Peruto's Facebook comments were reported by Philadelphia magazine Wednesday.
Law was a paralegal in Peruto's Center City office. She had dated Peruto - her boss - for nearly six weeks up until her death.
The "friend and contributor" Peruto was referring to is lobbyist John Hawkins, 42.
Hawkins, vice president for city relations at Center City consulting firm S. R. Wojdak & Associates, is the person Peruto says was the married man with whom Law apparently had a secret, six-year affair, which overlapped his relationship with her.
The grand-jury report, if one were written, "is not going to have one scintilla of evidence of criminality against me," Peruto said.
But, he said, "it could be embarrassing to [Hawkins]," because it would detail Hawkins' relationship with Law.

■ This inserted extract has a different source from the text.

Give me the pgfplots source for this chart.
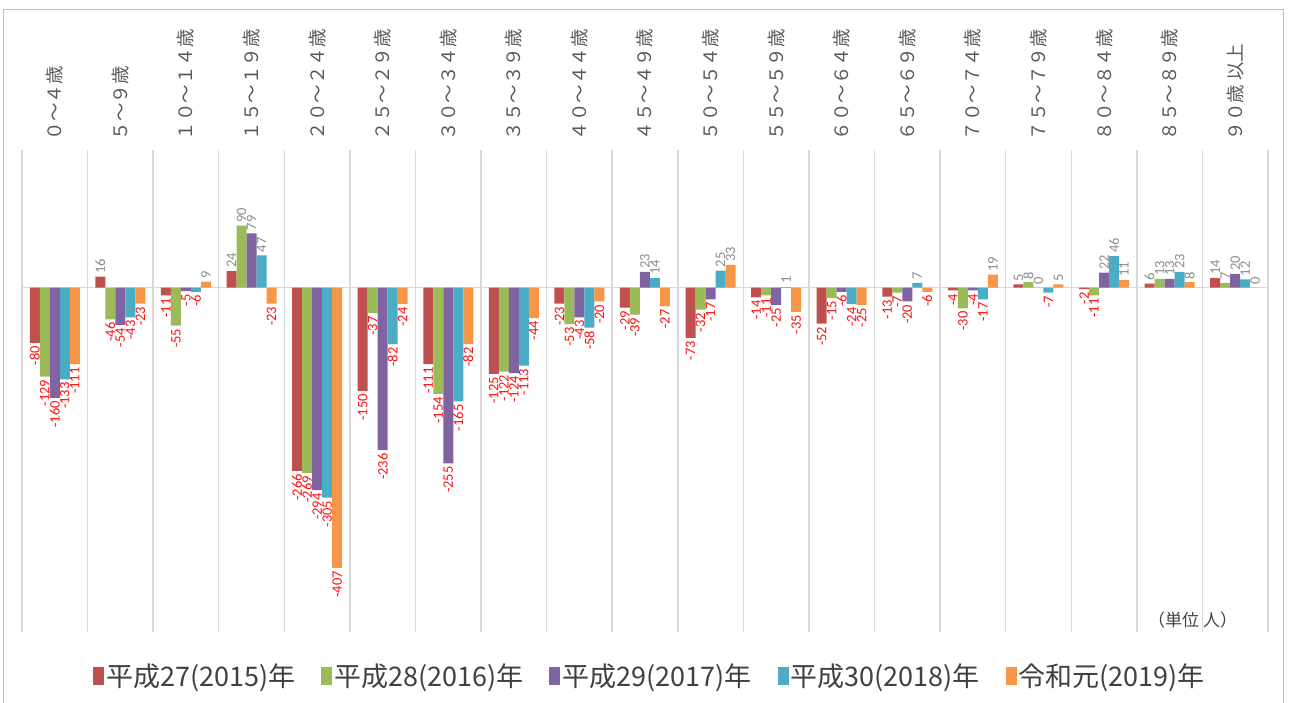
\documentclass[border=0pt]{standalone}
\usepackage{fontspec}
\setmainfont{Noto Sans CJK JP}
\newfontfamily\numfont{Carlito}
\usepackage{pgfplots}
\pgfplotsset{compat=1.18}
\usepackage{pgfplotstable}
\definecolor{c1}{HTML}{C0504D}
\definecolor{c2}{HTML}{9BBB59}
\definecolor{c3}{HTML}{8064A2}
\definecolor{c4}{HTML}{4BACC6}
\definecolor{c5}{HTML}{F79646}
\definecolor{gridc}{HTML}{D9D9D9}
\definecolor{framec}{HTML}{BFBFBF}
\definecolor{negc}{HTML}{FF1010}
\definecolor{posc}{HTML}{8C8C8C}
\definecolor{labc}{HTML}{595959}
\definecolor{legc}{HTML}{404040}

\pgfplotstableread{
x a b c d e
0 -80 -129 -160 -133 -111
1 16 -46 -54 -43 -23
2 -11 -55 -5 -6 9
3 24 90 79 47 -23
4 -266 -269 -294 -305 -407
5 -150 -37 -236 -82 -24
6 -111 -154 -255 -165 -82
7 -125 -122 -124 -113 -44
8 -23 -53 -43 -58 -20
9 -29 -39 23 14 -27
10 -73 -32 -17 25 33
11 -14 -11 -25 1 -35
12 -52 -15 -6 -24 -25
13 -13 -7 -20 7 -6
14 -4 -30 -4 -17 19
15 5 8 0 -7 5
16 -2 -11 22 46 11
17 6 13 13 23 8
18 14 7 20 12 0
}\datatable

\pgfplotsset{
  legimg/.style={legend image code/.code={\fill[##1,draw=none] (0pt,-9pt) rectangle (11pt,9pt);}},
}

\begin{document}
\begin{tikzpicture}[x=1pt,y=1pt]
\path[use as bounding box] (0,0) rectangle (1290,702);
\draw[framec, line width=1pt] (3,-5) -- (3,692) -- (1283,692) -- (1283,-5);
\begin{axis}[
  at={(22pt,70pt)}, anchor=south west,
  scale only axis, width=1246pt, height=482pt,
  xmin=-0.5, xmax=18.5, ymin=-500, ymax=200,
  ybar=0pt, bar width=10pt,
  clip=false,
  axis line style={draw=none},
  major tick style={draw=none}, minor tick style={draw=none},
  xtick={0,...,18},
  xticklabels={０～４歳,５～９歳,１０～１４歳,１５～１９歳,２０～２４歳,２５～２９歳,３０～３４歳,３５～３９歳,４０～４４歳,４５～４９歳,５０～５４歳,５５～５９歳,６０～６４歳,６５～６９歳,７０～７４歳,７５～７９歳,８０～８４歳,８５～８９歳,９０歳 以上},
  xticklabel pos=upper,
  xticklabel style={rotate=90, anchor=west, font=\fontsize{18.5}{18.5}\selectfont, text=labc},
  xticklabel shift=2pt,
  minor xtick={-0.5,0.5,...,18.5},
  xminorgrids,
  minor grid style={gridc, line width=1.5pt},
  ytick={0}, yticklabels={{}}, ymajorgrids,
  major grid style={gridc, line width=1.5pt},
  point meta=y,
  nodes near coords,
  /pgf/number format/assume math mode=true,
  every node near coord/.append style={
    rotate=90, font=\numfont\fontsize{14.5}{14.5}\selectfont, inner sep=3pt,
    signcheck/.code={\pgfmathfloatifflags{\pgfplotspointmeta}{2}{\pgfkeys{/tikz/anchor=east,/tikz/text=negc}}{\pgfkeys{/tikz/anchor=west,/tikz/text=posc}}},
    signcheck
  },
  legend columns=5,
  legend style={at={(0.504,-0.091)}, anchor=center, draw=none, fill=none,
    font=\fontsize{27}{27}\selectfont, text=legc,
    /tikz/every even column/.append style={column sep=24pt}},
]
\addplot[fill=c1, draw=none, legimg] table[x=x, y=a] {\datatable};
\addplot[fill=c2, draw=none, legimg] table[x=x, y=b] {\datatable};
\addplot[fill=c3, draw=none, legimg] table[x=x, y=c] {\datatable};
\addplot[fill=c4, draw=none, legimg] table[x=x, y=d] {\datatable};
\addplot[fill=c5, draw=none, legimg] table[x=x, y=e] {\datatable};
\legend{平成27(2015)年, 平成28(2016)年, 平成29(2017)年, 平成30(2018)年, 令和元(2019)年}
\node[anchor=east, font=\fontsize{17}{17}\selectfont, text=legc] at (rel axis cs:0.978,0.025) {（単位 人）};
\end{axis}
\end{tikzpicture}
\end{document}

Williams, asked about Peruto's allegations, said: "I'm not going to react to that. That's nonsensical."
Hawkins declined to comment yesterday.
Peruto said Williams put him through "nine months of hell" since Law's death and wasted taxpayers' money on the grand-jury investigation.
Peruto was in Avalon, N.J., on May 25 when Law's body was found by a maintenance worker. To Peruto's shock, the D.A. launched the grand-jury investigation, which he considered a "vendetta" against him because he is a veteran defense lawyer.
Williams yesterday called Law's death "tragic" and said if his office hadn't investigated, people would wonder why it didn't.
"We never said we were going to investigate anyone in particular," he said. "The laws, the ethics of what we do, of how we handle grand juries precludes me from saying anything more than that."
Police have said Law was alone in Peruto's apartment when she died. Several news organizations have reported that Law had a blood-alcohol level several times above the legal limit to drive.
Peruto has said that the city Medical Examiner's Office and a toxicological study both found shortly after Law's death that it was accidental and the result of alcohol poisoning.
Jeff Moran, spokesman for the Medical Examiner's Office, said yesterday that the manner of death had been ruled "accidental" and the cause was "drowning." When asked if these rulings were made last year, he said no, and would only say that "the case was unpended [Wednesday]."